> PROBLEM DESCRIPTION
Only the lines from the one containing "Give me the TikZ source for this diagram." through the one containing "-- (48.98, 0.64);" belong in the answer; copy them exactly and leave out pictures.

> RECORDS FOR PROCESSING
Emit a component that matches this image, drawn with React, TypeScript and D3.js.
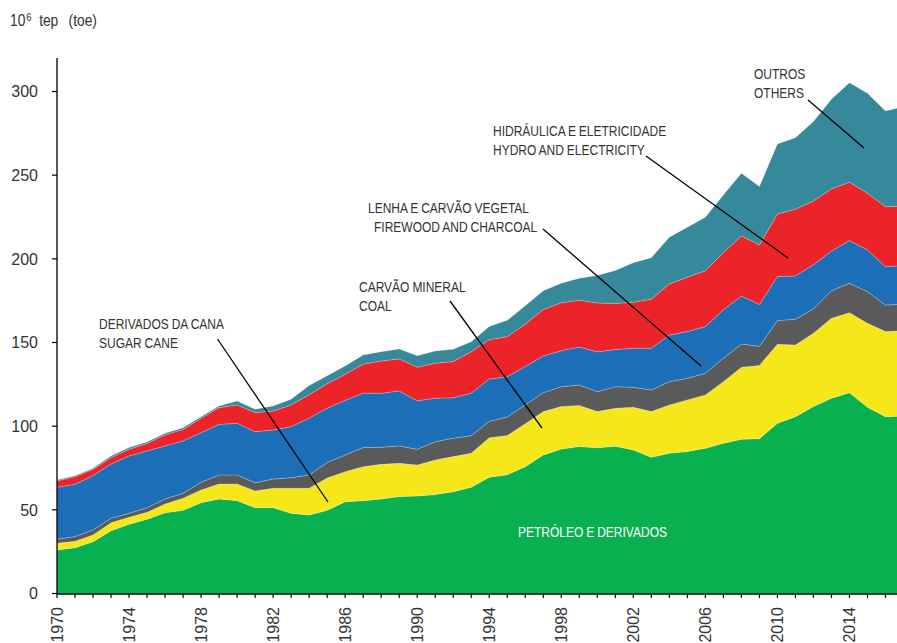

...

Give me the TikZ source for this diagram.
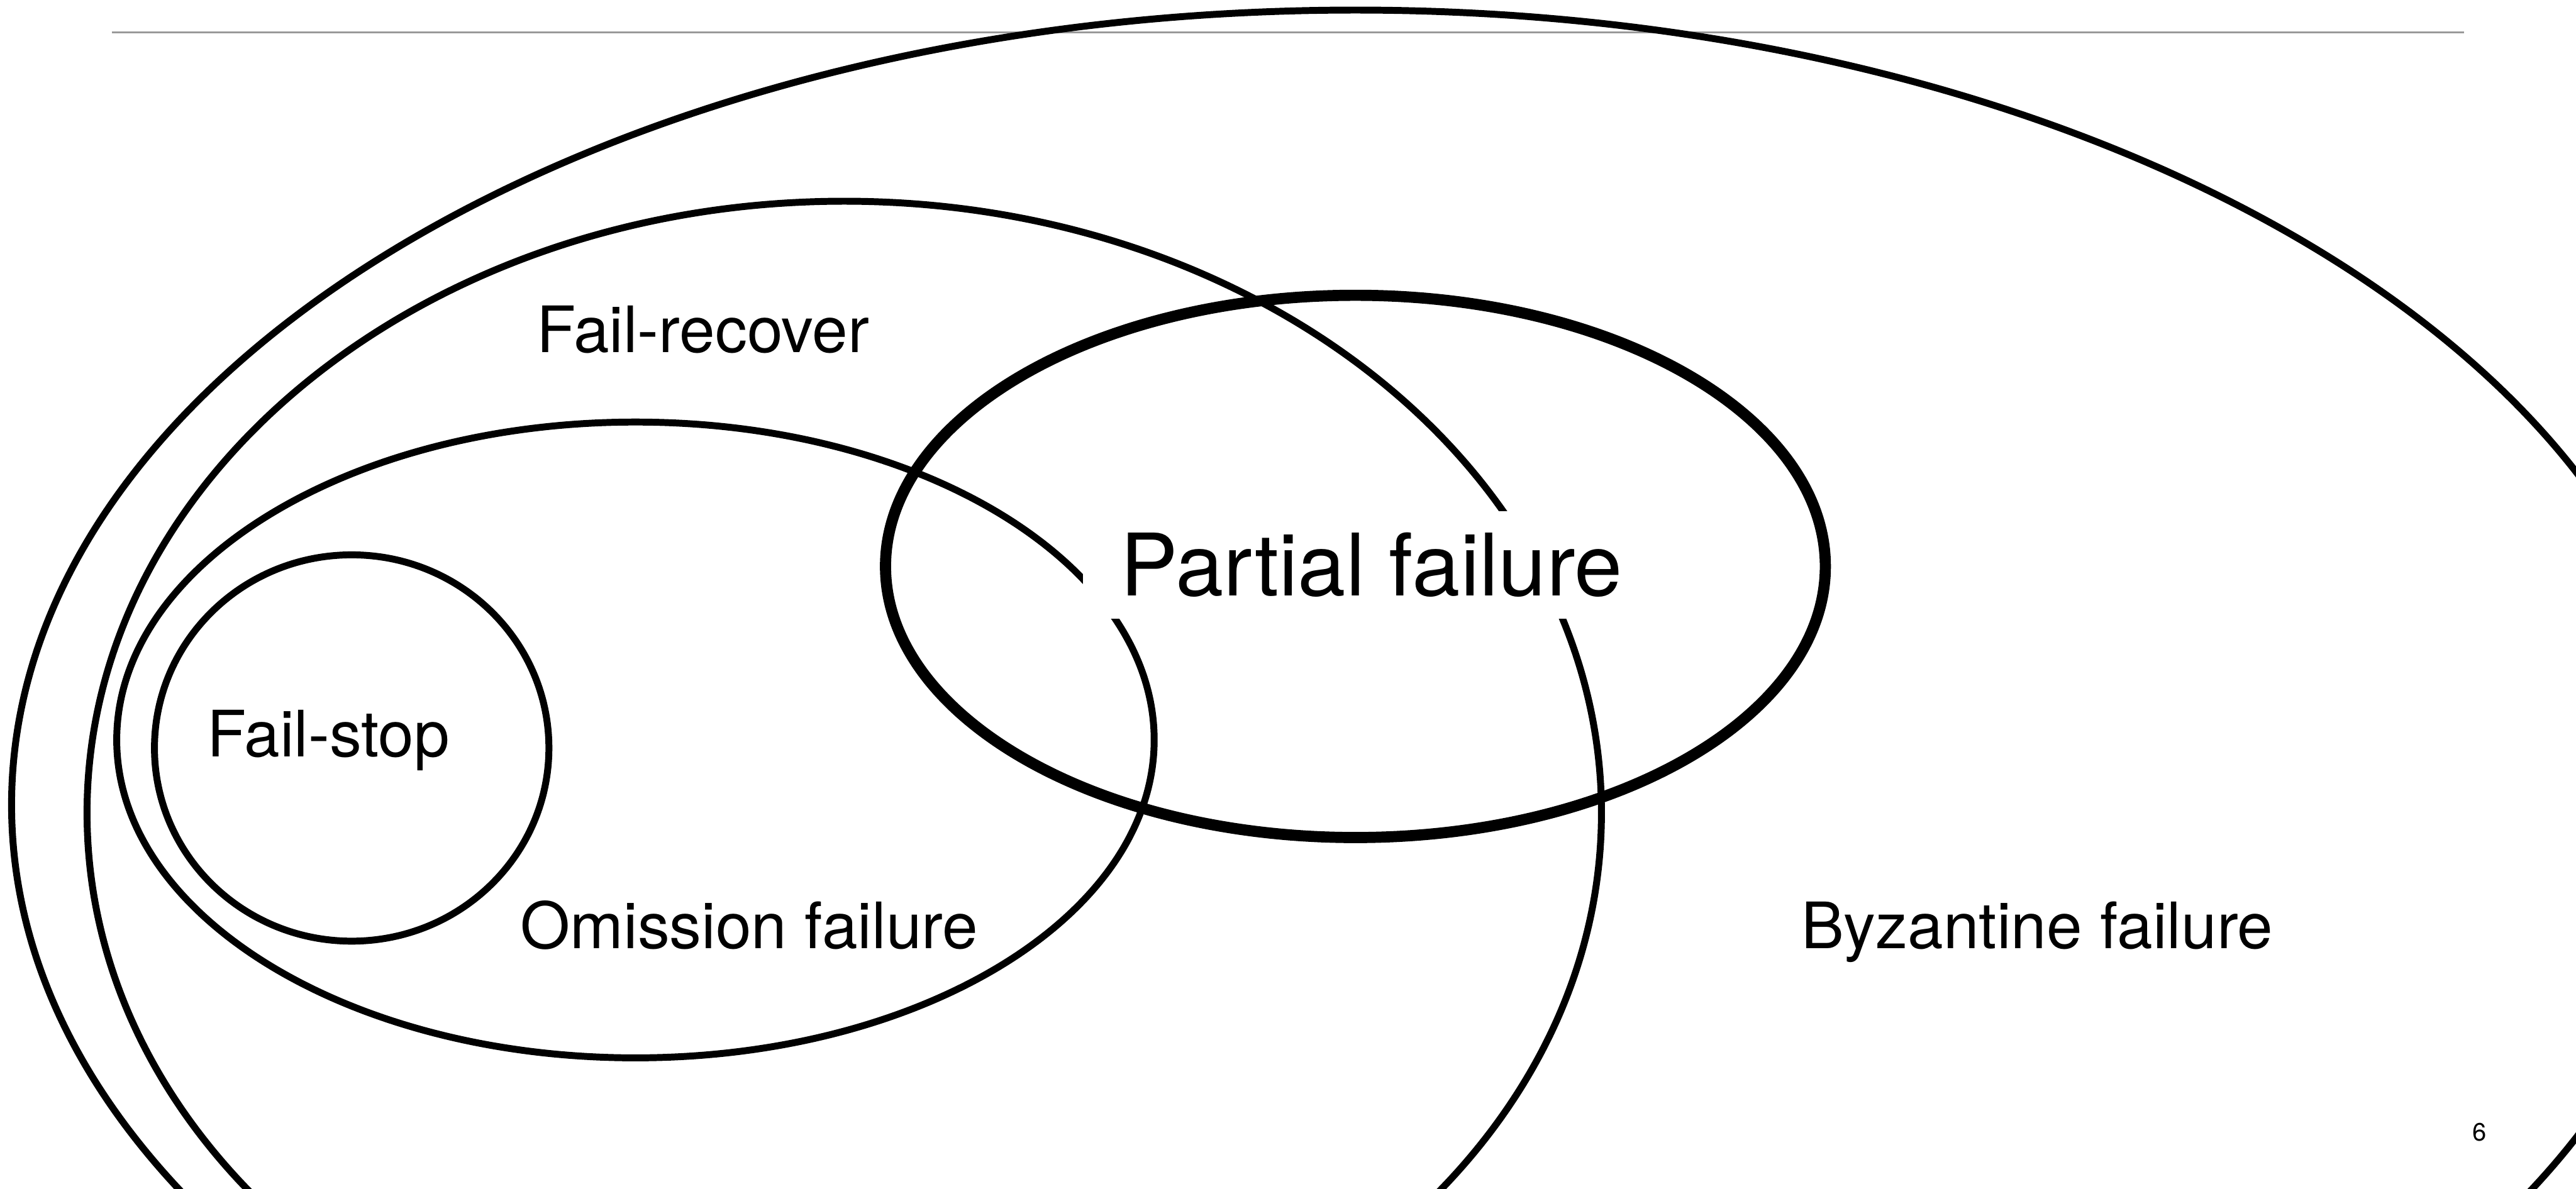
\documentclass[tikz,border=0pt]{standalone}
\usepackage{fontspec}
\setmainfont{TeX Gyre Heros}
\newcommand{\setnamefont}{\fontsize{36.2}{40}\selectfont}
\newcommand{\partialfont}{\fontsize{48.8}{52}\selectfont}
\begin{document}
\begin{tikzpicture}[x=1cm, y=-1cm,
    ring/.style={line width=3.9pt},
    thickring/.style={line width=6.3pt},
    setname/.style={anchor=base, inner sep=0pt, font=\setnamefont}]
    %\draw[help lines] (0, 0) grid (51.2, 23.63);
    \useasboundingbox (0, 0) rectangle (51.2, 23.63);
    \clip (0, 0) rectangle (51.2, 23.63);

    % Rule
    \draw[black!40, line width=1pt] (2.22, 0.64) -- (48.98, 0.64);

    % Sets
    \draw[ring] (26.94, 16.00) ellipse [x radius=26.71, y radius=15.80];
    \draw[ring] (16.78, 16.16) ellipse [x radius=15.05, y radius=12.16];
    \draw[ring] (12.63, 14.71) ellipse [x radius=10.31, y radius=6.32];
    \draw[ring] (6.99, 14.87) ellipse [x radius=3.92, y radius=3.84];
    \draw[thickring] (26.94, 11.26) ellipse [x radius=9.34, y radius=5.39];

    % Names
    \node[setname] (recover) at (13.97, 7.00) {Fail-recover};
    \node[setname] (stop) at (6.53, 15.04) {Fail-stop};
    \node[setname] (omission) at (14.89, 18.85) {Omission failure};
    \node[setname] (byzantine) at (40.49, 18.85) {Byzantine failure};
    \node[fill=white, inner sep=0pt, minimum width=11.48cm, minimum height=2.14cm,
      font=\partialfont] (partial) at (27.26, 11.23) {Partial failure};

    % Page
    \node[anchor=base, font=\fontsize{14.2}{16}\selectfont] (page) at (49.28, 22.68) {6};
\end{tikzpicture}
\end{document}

> RESULT OF THE EXERCISE
Give me the TikZ source for this diagram.
\documentclass[tikz,border=0pt]{standalone}
\usepackage{fontspec}
\setmainfont{TeX Gyre Heros}
\newcommand{\setnamefont}{\fontsize{36.2}{40}\selectfont}
\newcommand{\partialfont}{\fontsize{48.8}{52}\selectfont}
\begin{document}
\begin{tikzpicture}[x=1cm, y=-1cm,
    ring/.style={line width=3.9pt},
    thickring/.style={line width=6.3pt},
    setname/.style={anchor=base, inner sep=0pt, font=\setnamefont}]
    %\draw[help lines] (0, 0) grid (51.2, 23.63);
    \useasboundingbox (0, 0) rectangle (51.2, 23.63);
    \clip (0, 0) rectangle (51.2, 23.63);

    % Rule
    \draw[black!40, line width=1pt] (2.22, 0.64) -- (48.98, 0.64);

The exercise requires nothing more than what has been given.